MB: Ah, of course, the singularity of a poem and the multiplicity of a poem, its individuality and its plurality—as demonstrated by point of view, by perspective, by voice. Right? Let’s see if I can figure out how to say this. 

So, Beth and I started working on the poems that later became No Shape Bends the River So Long at a time when neither of us wanted to talk about ourselves, and were exhausted by the “I-ness” of anything we would have said separately. Our impulse grew out of curiosity, in part, a figuring out how to make a lyric poem—a defining characteristic of which finds its roots in the first-person—in the plural. What would the lyric “we” sound like, and what would be the poems’ subject matter? One of the challenges of that book was learning to write in the plural first-person, which is—like much of the English language—a bit of an oddity in that “we” can mean “you and I,” or “all of us here in this room,” or, from an even wider angle, “we the people.” Those poems were written entirely in concert, always together, and although probably one of us could point to a phrase or a line break or a particular turn and be able to identify Beth’s hand or mine, for the most part that’s not the case. Those poems belong to us, were made by us, and came sequentially in our writing lives after we had each worked alone a long while. To the best of my knowledge, the pronoun “I” only appears once in No Shape, in the notes. 

Rarely in our lives (and I think Beth would agree with me) do most of us speak for such a sustained interval in a first-person plural—and that’s probably a good thing, oh my gosh, think how annoying such talk would become? So, maybe what we each meant in that interview was about having to learn to work alone again, without the agility and responsiveness that collaboration can bring to bear.
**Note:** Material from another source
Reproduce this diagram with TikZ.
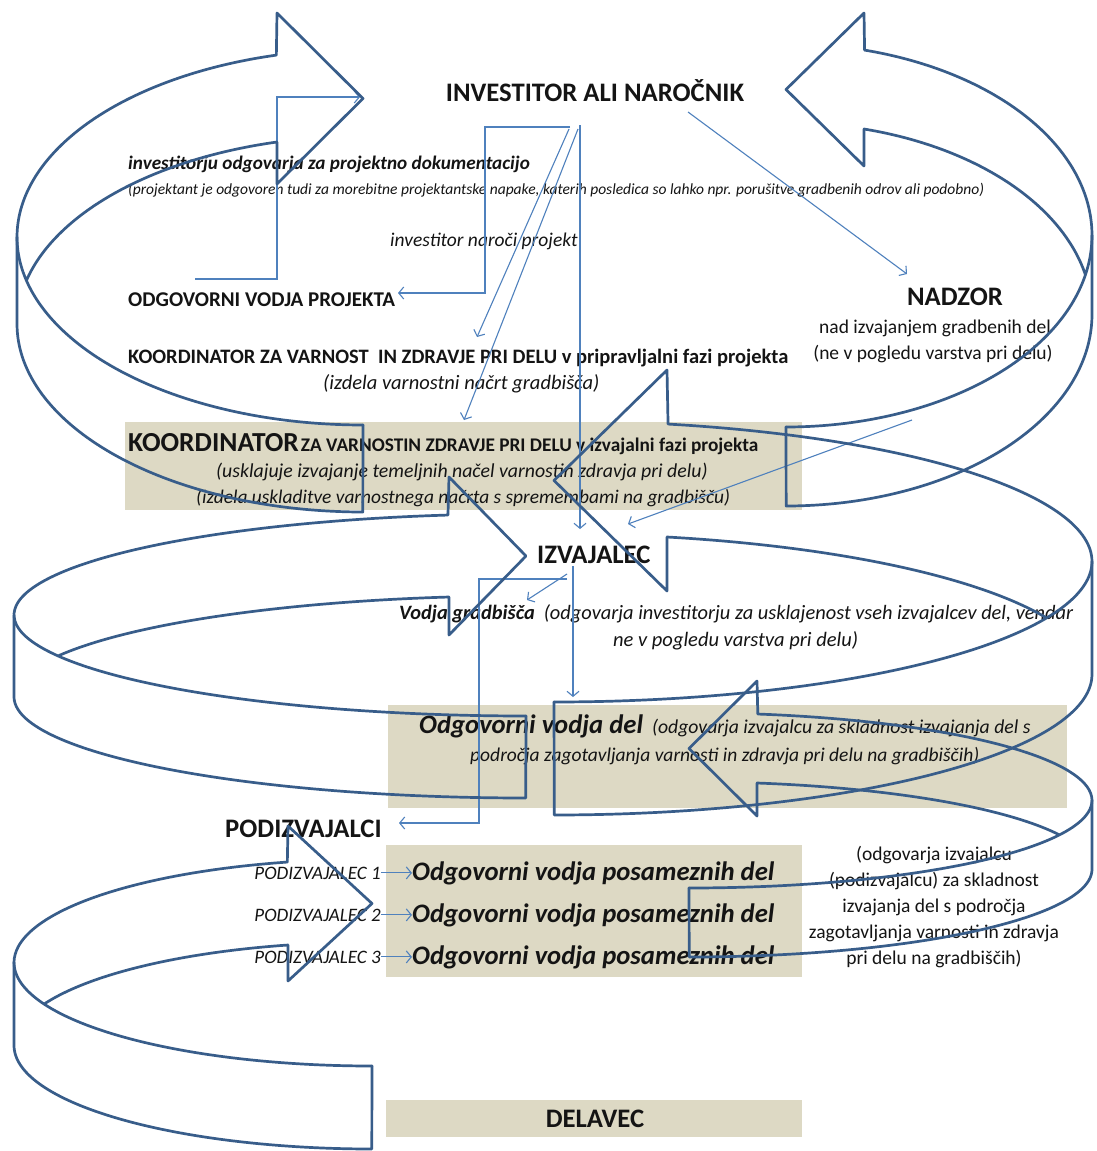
\documentclass[tikz,border=0pt]{standalone}
\usepackage{fontspec}
\setmainfont{Carlito}
\usetikzlibrary{arrows.meta}
\definecolor{arrowblue}{RGB}{56,93,138}
\definecolor{connblue}{RGB}{79,129,189}
\definecolor{boxbeige}{RGB}{221,217,196}
\definecolor{txt}{RGB}{20,20,20}
% curved 3D ribbon arrow: #1 tip/tail x, #2 x-radius, #3 shaft offset from tip, #4 shaft top y,
% #5 tail top y, #6 band width, #7 barb overhang, #8 xscale (1 = band on left, -1 = band on right)
\newcommand{\carrow}[8]{%
  \pgfmathsetmacro{\cas}{sqrt(1-(#3/#2)^2)}%
  \pgfmathsetmacro{\cary}{(#5-#4)/(1+\cas)}%
  \pgfmathsetmacro{\carcy}{#5-\cary}%
  \pgfmathsetmacro{\carts}{180+acos(#3/#2)}%
  \pgfmathsetmacro{\cartc}{180+asin(#6/(2*\cary))}%
  \pgfmathsetmacro{\cartip}{#4+#6/2}%
  \begin{scope}[shift={(#1,0)},xscale=#8]
    \draw[bigarrow]
      plot[domain=0:1,samples=80,smooth,variable=\pp]
        ({#2*cos(90+\pp*(\carts-90))},{\carcy+\cary*sin(90+\pp*(\carts-90))})
      -- (-#3,#4-#7) -- (0,\cartip) -- (-#3,#4+#6+#7) -- (-#3,#4+#6)
      -- plot[domain=0:1,samples=40,smooth,variable=\pp]
        ({#2*cos(\carts-\pp*(\carts-\cartc))},{\carcy+#6+\cary*sin(\carts-\pp*(\carts-\cartc))});
    \draw[bigarrow] (-#2,\carcy) -- (-#2,\carcy+#6)
      -- plot[domain=0:1,samples=50,smooth,variable=\pp]
        ({#2*cos(180-90*\pp)},{\carcy+#6+\cary*sin(180-90*\pp)})
      -- (0,#5);
  \end{scope}}
\begin{document}
\begin{tikzpicture}[x=1pt,y=-1pt,
  bigarrow/.style={draw=arrowblue,line width=2.7pt,line join=round,line cap=round},
  conn/.style={draw=connblue,line width=1.1pt,-{Straight Barb[length=5pt,width=12pt]}},
  box/.style={fill=boxbeige,draw=none,inner sep=0pt,anchor=north west},
  every node/.style={inner sep=0pt,text=txt},
  tbig/.style={font=\fontsize{26.7}{30}\selectfont\bfseries},
  tbigi/.style={font=\fontsize{26.7}{30}\selectfont\bfseries\itshape},
  tmedb/.style={font=\fontsize{20.5}{24}\selectfont\bfseries},
  tmedbi/.style={font=\fontsize{19.2}{23}\selectfont\bfseries\itshape},
  tmedi/.style={font=\fontsize{19.5}{23}\selectfont\itshape},
  tmed/.style={font=\fontsize{19.5}{23}\selectfont},
  tsmalli/.style={font=\fontsize{15.5}{18}\selectfont\itshape},
  tright/.style={font=\fontsize{19.5}{22}\selectfont,anchor=base},
  tpod/.style={font=\fontsize{19}{22}\selectfont\itshape,anchor=base east}]
\useasboundingbox (0,0) rectangle (1097,1151);
\fill[white] (0,0) rectangle (1097,1151);
\clip (0,0) rectangle (1097,1151);

% boxes
\node[box,minimum width=677pt,minimum height=88pt] (box1) at (125,422) {};
\node[box,minimum width=679pt,minimum height=103pt] (box2) at (388,705) {};
\node[box,minimum width=416pt,minimum height=132pt] (box3) at (386,845) {};
\node[box,minimum width=416pt,minimum height=37pt] (box4) at (386,1100) {};

% texts
\node[tbig,anchor=base] (inv) at (595,101) {INVESTITOR ALI NAROČNIK};
\node[tmedbi,anchor=base west] (invodg) at (128,169) {investitorju odgovarja za projektno dokumentacijo};
\node[tsmalli,anchor=base west] (projnote) at (128,194) {(projektant je odgovoren tudi za morebitne projektantske napake, katerih posledica so lahko npr. porušitve gradbenih odrov ali podobno)};
\node[tmedi,anchor=base west] (narproj) at (390,246) {investitor naroči projekt};
\node[font=\fontsize{21}{24}\selectfont\bfseries,anchor=base west] (ovp) at (128,306) {ODGOVORNI VODJA PROJEKTA};
\node[tbig,anchor=base] (nadzor) at (955,305) {NADZOR};
\node[tmed,anchor=base] (nad1) at (935,333) {nad izvajanjem gradbenih del};
\node[tmed,anchor=base] (nad2) at (933,359) {(ne v pogledu varstva pri delu)};
\node[tmedb,anchor=base west] (kpri) at (128,363) {KOORDINATOR ZA VARNOST\ \ IN ZDRAVJE PRI DELU v pripravljalni fazi projekta};
\node[font=\fontsize{20.5}{24}\selectfont\itshape,anchor=base west] (kpri2) at (323,389) {(izdela varnostni načrt gradbišča)};
\node[anchor=base west] (kizv) at (128,451) {{\fontsize{27.5}{30}\selectfont\bfseries KOORDINATOR}\hspace{2pt}{\fontsize{19.3}{22}\selectfont\bfseries ZA VARNOSTIN ZDRAVJE PRI DELU v izvajalni fazi projekta}};
\node[font=\fontsize{19.8}{22}\selectfont\itshape,anchor=base west] (kizv2) at (216,477) {(usklajuje izvajanje temeljnih načel varnostin zdravja pri delu)};
\node[font=\fontsize{19.4}{22}\selectfont\itshape,anchor=base west] (kizv3) at (196,503) {(izdela uskladitve varnostnega načrta s spremembami na gradbišču)};
\node[tbig,anchor=base west] (izv) at (537,563) {IZVAJALEC};
\node[font=\fontsize{20.4}{23}\selectfont\itshape,anchor=base west] (vg) at (399,619) {{\bfseries Vodja gradbišča}\hspace{9pt}(odgovarja investitorju za usklajenost vseh izvajalcev del, vendar};
\node[font=\fontsize{20.5}{23}\selectfont\itshape,anchor=base west] (vg2) at (613,646) {ne v pogledu varstva pri delu)};
\node[anchor=base west] (ovd) at (419,733) {{\fontsize{26.7}{30}\selectfont\bfseries\itshape Odgovorni vodja del}\hspace{9pt}{\fontsize{19.7}{22}\selectfont\itshape (odgovarja izvajalcu za skladnost izvajanja del s}};
\node[font=\fontsize{19.5}{22}\selectfont\itshape,anchor=base west] (ovd2) at (470,761) {področja zagotavljanja varnosti in zdravja pri delu na gradbiščih)};
\node[tbig,anchor=base west] (podiz) at (225,837) {PODIZVAJALCI};
\node[tpod] (p1) at (381,879) {PODIZVAJALEC 1};
\node[tpod] (p2) at (381,921) {PODIZVAJALEC 2};
\node[tpod] (p3) at (381,963) {PODIZVAJALEC 3};
\node[tbigi,anchor=base west] (o1) at (412,880) {Odgovorni vodja posameznih del};
\node[tbigi,anchor=base west] (o2) at (412,922) {Odgovorni vodja posameznih del};
\node[tbigi,anchor=base west] (o3) at (412,964) {Odgovorni vodja posameznih del};
\node[tright] (rb1) at (934,860) {(odgovarja izvajalcu};
\node[tright] (rb2) at (934,886) {(podizvajalcu) za skladnost};
\node[tright] (rb3) at (934,912) {izvajanja del s področja};
\node[tright] (rb4) at (934,938) {zagotavljanja varnosti in zdravja};
\node[tright] (rb5) at (934,964) {pri delu na gradbiščih)};
\node[tbig,anchor=base] (delavec) at (595,1127) {DELAVEC};

% connector anchor points
\coordinate (ovpTop) at (195,279);
\coordinate (bendA) at (277,97);
\coordinate (invW) at (360,97);
\coordinate (invS1) at (570,127);
\coordinate (bendB) at (485,127);
\coordinate (ovpE) at (398,293);
\coordinate (invS2) at (569,129);
\coordinate (kpriN) at (477,337);
\coordinate (invS3) at (578,129);
\coordinate (box1N) at (464,420);
\coordinate (invS4) at (580,125);
\coordinate (izvN) at (580,529);
\coordinate (invSE) at (688,112);
\coordinate (nadzorNW) at (907,274);
\coordinate (nadzorS) at (912,420);
\coordinate (izvNE) at (628,524);
\coordinate (izvS1) at (567,574);
\coordinate (vgNE) at (527,600);
\coordinate (izvS2) at (573,566);
\coordinate (ovdN) at (573,697);
\coordinate (izvS3) at (567,579);
\coordinate (bendC) at (479,579);
\coordinate (podizE) at (399,823);

% connectors
\draw[conn] (ovpTop) -| (bendA) -- (invW);
\draw[conn] (invS1) -- (bendB) |- (ovpE);
\draw[conn] (invS2) -- (kpriN);
\draw[conn] (invS3) -- (box1N);
\draw[conn] (invS4) -- (izvN);
\draw[conn] (invSE) -- (nadzorNW);
\draw[conn] (nadzorS) -- (izvNE);
\draw[conn] (izvS1) -- (vgNE);
\draw[conn] (izvS2) -- (ovdN);
\draw[conn] (izvS3) -- (bendC) |- (podizE);
\draw[conn] (p1.east) -- (p1.east -| o1.west);
\draw[conn] (p2.east) -- (p2.east -| o2.west);
\draw[conn] (p3.east) -- (p3.east -| o3.west);

% big curved ribbon arrows
\carrow{363}{346}{86}{55}{425}{87}{42}{1}
\carrow{786}{306}{78}{50}{427}{79}{37}{-1}
\carrow{526}{512}{77}{515}{716}{82}{38}{1}
\carrow{554}{538}{113}{424}{702}{113}{54}{-1}
\carrow{689}{403}{68}{714}{888}{69}{33}{-1}
\carrow{372}{358}{84}{862}{1066}{83}{36}{1}
\end{tikzpicture}
\end{document}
The “we” was generative, part of the process and the act of making those poems, and part of revision as well. To shed that gift of not having to develop an image or an idea or a line alone was some of the challenge of writing poems after No Shape, and another challenge involved honoring what was distinct in that work, honoring what it taught us. We had to learn, as we all always do, how to make the next poem, one that recognized what we’d discovered but that was its own. 

To that end, I eventually arrived at making the sonnets that became Elsewhere, That Small, which is—to my mind—such a private book, written alone and in a period where I had to learn to trust myself again, had to believe that I could hold onto a thought or craft an image by myself. Those poems didn’t come immediately after No Shape, took a while to arrive mostly because I did really struggle to figure out how to work again and differently, and because I was also revising and sending out Nostalgia for a World Where We Can Live, much of which pre-dates or coincides with No Shape. In Elsewhere, That Small, I tried to make poems that didn’t seek or explore the drama (or melodrama) of loneliness, or alone-ness, as represented by any poem’s speaker. Those poems recognize that the “I” is constituted by the presence of others, always, and that’s how other pronouns function, even when “I” is always speaking, even when a “we” is brought in. In No Shape, “we” was the speaker, by which I mean those poems are spoken without the option or luxury or burden of an “I.” No Shape is distinct in its “we-ness,” but what we’re each making now, in conversation, is working differently, maybe self-consciously unconscious of how driven by singularity this time is.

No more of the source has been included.